Nebraska
Nebraska Baseball Weekend Preview: South Alabama
South Alabama Jaguars (10-3) at Nebraska Cornhuskers (7-3)
Location: Hawks Field at Haymarket Park, Lincoln, NE
Dates: March 8th-10th
Times (all CST): Friday @ 4:05pm, Saturday @ 2:05pm, Sunday @ 12:05pm
Head Coaches: Will Bolt (5th season, 104-78-1) & Mark Calvi (13th season, 377-289)
TV/Stream: B1G+
Radio: Huskers Radio Network, Huskers.com, Huskers App
We continue our tour of the former position coaches from the back to back CWS champion South Carolina by moving from their hitting coach last week at CofC to their pitching coach in Mark Calvi this week at USA.
USA comes to Lincoln to complete the home and home series agreement between the teams, after the Huskers went down to Mobile last season and swept the Jags in dominating fashion by a combined 29-10. Speaking of traveling, this will be the first time USA has left the friendly confines of Stanky Field this season.

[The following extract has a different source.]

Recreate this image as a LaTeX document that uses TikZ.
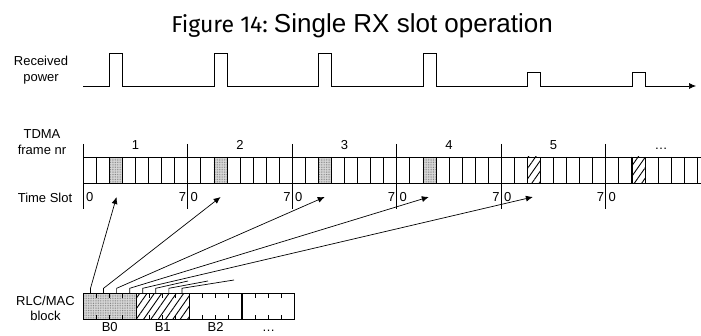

The Jags have accumulated a 10-3 record against some, well, lesser competition. Their biggest win of the season thus far came against future Husker opponent Nicholls. They beat the 11-3 colonels 11-10 in 10 innings, doing their best Nebraska impression, scoring 5 runs in the 9th and 10th innings to secure the win.
Pitching Probables
Game 1: RHP Drew Christo (1-0, 3.07 ERA) vs. RHP Carson Swilling (1-1, 3.07 ERA)
Game 2: RHP Brett Sears (1-0, 1.56 ERA) vs. LHP Cam Hill (2-0, 1.13 ERA)
Game 3: LHP Ty Horn (1-0, 1.35 ERA) vs. RHP Cade Carlson (0-1), 6.55 ERA)
A week after recording his first quality start and setting a personal best outing with 6.0 innings pitched at GCU, Drew Christo did the same at CofC. Another new career high 6.2 innings kept the game close enough for the offense to come alive in the 9th. He hasn’t put up the strikeout numbers some may have expected with his available pitches, but the same could have been said for Jace Kaminska last year, and he still formed a pretty good 1-2 punch with Emmitt Olson.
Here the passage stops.